Another pastorate taught him the importance of evangelism. He invited a college roommate to preach a revival at his seventy-five-member church. The revival started a good relationship with a nearby school, which allowed them to share their faith with its students. Ultimately, the revival produced thirty professions of faith. In another church, the deacons requested permission to worship “with him” instead of asking him to “try out” for the office of pastor. Their humility left a mark on Waylon’s life and ministry.
Waylon had a firm foundation to tread upon as he began seventeen years of service as a professor, which undergirded that foundation with an accurate understanding of the Bible. “Four years before accepting my current pastorate, I felt like Jeremiah,” said Waylon. “There was a fire in my bones to be a pastor again. Every time I found a place I thought I fit and should go, the door closed.
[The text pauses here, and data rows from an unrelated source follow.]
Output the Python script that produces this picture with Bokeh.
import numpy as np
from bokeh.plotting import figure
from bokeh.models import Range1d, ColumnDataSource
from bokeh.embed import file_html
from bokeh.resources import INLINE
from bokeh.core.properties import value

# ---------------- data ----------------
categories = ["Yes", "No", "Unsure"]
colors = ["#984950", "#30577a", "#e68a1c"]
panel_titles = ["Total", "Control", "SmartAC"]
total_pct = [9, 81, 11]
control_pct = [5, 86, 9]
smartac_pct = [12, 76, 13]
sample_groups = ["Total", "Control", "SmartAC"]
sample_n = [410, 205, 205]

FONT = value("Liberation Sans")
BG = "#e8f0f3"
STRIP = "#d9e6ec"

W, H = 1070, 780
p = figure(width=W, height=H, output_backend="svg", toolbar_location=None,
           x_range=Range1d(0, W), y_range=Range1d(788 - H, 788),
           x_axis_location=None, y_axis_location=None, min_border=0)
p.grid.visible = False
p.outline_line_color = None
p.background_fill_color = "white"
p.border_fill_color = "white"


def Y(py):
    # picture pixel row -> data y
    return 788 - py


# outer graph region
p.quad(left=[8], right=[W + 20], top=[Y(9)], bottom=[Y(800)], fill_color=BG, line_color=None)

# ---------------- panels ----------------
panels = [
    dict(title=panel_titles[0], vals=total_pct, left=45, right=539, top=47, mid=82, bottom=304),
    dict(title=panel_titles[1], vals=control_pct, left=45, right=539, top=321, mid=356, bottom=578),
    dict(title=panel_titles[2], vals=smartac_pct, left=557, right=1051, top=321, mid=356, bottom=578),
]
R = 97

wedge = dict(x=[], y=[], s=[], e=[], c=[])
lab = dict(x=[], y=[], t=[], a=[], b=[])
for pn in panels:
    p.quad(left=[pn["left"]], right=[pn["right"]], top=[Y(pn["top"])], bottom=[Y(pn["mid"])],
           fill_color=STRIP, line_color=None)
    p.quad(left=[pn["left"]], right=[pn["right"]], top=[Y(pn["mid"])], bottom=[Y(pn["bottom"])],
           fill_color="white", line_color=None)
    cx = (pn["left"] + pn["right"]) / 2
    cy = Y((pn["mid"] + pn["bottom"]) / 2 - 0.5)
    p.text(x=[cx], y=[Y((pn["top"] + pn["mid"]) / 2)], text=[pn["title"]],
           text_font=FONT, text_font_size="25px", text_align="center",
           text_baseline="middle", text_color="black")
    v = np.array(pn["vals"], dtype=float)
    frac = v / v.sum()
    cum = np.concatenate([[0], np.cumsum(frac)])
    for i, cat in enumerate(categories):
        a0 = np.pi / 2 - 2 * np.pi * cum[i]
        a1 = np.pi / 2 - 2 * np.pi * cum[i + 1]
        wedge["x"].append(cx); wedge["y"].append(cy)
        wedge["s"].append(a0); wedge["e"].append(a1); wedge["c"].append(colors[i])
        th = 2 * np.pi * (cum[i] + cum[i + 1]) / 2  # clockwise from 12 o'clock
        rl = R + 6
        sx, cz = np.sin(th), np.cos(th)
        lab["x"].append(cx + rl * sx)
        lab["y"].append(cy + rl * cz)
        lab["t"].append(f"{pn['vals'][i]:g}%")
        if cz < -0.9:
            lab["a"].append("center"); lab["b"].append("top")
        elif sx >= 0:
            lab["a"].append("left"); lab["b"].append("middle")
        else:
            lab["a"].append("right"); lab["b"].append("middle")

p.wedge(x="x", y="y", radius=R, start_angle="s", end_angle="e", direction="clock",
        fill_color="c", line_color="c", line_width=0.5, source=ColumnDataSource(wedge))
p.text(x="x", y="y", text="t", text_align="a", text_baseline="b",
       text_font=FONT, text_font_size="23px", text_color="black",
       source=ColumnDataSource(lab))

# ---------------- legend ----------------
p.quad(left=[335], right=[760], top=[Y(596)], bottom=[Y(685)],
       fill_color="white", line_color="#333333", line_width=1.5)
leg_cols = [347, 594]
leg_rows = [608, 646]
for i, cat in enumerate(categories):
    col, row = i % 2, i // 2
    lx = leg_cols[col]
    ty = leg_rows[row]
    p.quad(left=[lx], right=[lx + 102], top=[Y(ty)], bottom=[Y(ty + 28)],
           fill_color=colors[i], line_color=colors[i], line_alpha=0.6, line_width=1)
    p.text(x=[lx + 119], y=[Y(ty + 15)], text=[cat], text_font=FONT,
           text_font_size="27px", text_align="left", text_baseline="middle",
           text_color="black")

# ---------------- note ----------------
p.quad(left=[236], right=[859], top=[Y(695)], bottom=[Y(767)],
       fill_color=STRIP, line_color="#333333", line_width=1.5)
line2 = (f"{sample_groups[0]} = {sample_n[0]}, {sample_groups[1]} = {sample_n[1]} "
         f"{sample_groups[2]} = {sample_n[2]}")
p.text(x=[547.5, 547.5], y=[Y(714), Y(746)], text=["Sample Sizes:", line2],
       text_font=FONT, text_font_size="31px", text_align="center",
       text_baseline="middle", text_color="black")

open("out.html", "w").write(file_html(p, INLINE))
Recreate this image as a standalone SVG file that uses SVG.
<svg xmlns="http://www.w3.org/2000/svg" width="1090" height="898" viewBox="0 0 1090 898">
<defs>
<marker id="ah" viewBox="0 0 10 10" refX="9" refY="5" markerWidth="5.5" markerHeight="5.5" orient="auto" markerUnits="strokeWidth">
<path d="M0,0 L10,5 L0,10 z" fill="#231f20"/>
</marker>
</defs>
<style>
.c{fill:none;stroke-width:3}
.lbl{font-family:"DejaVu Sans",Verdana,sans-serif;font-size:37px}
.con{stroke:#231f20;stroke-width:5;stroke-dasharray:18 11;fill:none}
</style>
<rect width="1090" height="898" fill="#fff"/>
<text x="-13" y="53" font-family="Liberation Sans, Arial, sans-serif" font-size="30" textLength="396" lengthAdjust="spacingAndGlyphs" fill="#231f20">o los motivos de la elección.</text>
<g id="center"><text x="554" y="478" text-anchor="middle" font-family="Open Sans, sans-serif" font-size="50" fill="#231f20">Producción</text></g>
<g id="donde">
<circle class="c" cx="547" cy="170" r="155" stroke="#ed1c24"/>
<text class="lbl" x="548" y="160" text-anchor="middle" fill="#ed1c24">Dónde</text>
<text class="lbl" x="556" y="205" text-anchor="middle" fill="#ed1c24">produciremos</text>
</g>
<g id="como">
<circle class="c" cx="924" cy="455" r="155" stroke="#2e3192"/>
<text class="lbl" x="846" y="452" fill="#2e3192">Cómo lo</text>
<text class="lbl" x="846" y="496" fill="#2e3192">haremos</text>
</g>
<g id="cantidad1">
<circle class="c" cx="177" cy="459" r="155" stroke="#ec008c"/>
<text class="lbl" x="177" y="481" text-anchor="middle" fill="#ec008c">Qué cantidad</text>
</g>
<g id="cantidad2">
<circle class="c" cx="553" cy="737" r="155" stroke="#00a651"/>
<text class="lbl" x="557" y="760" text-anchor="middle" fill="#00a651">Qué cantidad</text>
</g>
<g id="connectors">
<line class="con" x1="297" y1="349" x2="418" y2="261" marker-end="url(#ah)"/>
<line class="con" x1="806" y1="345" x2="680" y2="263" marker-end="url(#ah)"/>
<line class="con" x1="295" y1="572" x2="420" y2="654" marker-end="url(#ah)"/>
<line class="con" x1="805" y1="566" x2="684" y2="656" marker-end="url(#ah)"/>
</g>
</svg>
Every time I didn’t think I fit and was not inclined to go, the door opened.”
A church invited Waylon to serve as their interim pastor. An impromptu revival started. People walked in off the street and received salvation. Waylon asked the associate ministers on staff what they were doing that produced the revival. They didn’t have a clue. They elected a new pastor, and Waylon continued to help other churches when and where needed, as he taught at the seminary.
Five years later, the church, with the impromptu revival, once again in need of a pastor, remembered Waylon and asked him to return as a candidate for pastor. He was already serving as an interim pastor at a church in Mississippi and made it a practice to stay until the church found a suitable pastor. He turned down their invitation. They said, “We will wait.”
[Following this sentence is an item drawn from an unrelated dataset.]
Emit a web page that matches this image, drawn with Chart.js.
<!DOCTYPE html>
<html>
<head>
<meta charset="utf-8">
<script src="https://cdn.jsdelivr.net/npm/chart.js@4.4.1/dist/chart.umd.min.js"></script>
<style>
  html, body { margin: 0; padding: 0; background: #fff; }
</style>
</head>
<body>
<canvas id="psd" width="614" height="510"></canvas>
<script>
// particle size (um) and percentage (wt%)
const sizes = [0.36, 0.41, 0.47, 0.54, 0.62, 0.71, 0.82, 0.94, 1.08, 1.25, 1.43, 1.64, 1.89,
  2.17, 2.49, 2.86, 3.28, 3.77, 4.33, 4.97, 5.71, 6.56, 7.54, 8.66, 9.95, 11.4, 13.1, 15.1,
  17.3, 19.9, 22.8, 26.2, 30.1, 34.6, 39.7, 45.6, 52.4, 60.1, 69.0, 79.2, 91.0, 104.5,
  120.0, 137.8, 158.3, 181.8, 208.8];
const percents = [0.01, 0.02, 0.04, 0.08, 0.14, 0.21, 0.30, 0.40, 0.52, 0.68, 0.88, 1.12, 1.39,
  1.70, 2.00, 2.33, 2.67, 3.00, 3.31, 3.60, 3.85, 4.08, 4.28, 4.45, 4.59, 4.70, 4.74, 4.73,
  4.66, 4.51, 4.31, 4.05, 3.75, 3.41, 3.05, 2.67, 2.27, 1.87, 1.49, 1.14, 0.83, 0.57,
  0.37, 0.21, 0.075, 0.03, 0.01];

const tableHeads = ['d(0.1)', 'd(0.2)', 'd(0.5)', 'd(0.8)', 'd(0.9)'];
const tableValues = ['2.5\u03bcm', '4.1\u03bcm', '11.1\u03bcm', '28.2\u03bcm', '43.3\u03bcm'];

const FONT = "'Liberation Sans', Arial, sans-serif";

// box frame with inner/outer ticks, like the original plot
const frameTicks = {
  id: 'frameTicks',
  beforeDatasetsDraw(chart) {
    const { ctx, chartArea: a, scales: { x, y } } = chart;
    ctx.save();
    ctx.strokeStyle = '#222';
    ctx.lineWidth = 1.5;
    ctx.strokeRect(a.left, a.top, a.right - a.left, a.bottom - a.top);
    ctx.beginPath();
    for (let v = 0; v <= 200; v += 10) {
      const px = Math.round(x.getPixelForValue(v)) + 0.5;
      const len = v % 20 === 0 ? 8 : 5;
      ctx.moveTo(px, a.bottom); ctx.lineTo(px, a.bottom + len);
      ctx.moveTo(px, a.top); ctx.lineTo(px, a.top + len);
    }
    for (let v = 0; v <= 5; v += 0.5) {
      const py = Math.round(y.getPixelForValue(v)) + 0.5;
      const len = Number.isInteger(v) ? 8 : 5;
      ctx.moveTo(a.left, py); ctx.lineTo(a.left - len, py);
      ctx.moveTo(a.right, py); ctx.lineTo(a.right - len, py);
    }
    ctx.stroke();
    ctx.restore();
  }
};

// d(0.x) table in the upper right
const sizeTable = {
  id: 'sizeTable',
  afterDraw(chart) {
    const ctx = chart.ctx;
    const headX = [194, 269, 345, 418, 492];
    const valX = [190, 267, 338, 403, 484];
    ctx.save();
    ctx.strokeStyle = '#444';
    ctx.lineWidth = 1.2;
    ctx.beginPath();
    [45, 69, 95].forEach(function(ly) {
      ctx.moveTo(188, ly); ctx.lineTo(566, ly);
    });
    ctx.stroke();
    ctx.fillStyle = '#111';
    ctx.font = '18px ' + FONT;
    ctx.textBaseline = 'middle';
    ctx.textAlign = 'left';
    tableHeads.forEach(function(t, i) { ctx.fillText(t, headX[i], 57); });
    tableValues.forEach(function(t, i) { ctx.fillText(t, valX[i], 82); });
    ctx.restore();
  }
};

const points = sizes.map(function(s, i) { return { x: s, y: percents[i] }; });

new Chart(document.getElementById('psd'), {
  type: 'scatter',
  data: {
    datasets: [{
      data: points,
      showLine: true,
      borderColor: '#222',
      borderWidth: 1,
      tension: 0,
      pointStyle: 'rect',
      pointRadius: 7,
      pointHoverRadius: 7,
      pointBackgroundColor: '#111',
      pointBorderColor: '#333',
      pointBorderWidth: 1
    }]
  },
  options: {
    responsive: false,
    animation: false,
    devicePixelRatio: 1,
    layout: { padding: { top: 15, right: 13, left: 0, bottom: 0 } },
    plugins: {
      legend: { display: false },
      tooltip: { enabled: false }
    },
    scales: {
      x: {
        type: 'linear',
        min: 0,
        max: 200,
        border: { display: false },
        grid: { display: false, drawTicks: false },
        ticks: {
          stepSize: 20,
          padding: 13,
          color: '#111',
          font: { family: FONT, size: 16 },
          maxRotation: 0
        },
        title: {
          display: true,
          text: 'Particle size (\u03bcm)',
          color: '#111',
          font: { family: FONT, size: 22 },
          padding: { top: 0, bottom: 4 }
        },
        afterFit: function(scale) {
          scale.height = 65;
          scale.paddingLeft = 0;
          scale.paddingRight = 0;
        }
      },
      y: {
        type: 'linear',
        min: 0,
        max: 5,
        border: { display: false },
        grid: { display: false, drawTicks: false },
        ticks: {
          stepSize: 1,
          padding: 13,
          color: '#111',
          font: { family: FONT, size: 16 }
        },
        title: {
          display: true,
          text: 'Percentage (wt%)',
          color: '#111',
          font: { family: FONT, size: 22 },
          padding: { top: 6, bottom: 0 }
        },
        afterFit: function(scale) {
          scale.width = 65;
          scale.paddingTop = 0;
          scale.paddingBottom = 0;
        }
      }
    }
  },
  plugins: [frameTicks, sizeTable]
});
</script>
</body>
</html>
A comparison of Isaiah 64:4 and 1 Corinthians 2:9 reveals that the Apostle Paul interpreted to wait is to love. When the church waited, they loved. They chose wisely. After a long vetting process, Waylon became their Senior Pastor, where he learned another valuable lesson. How to successfully guide a church through change. He led his flock of three hundred to a new location, where the congregation blossomed to several thousand and continues to grow.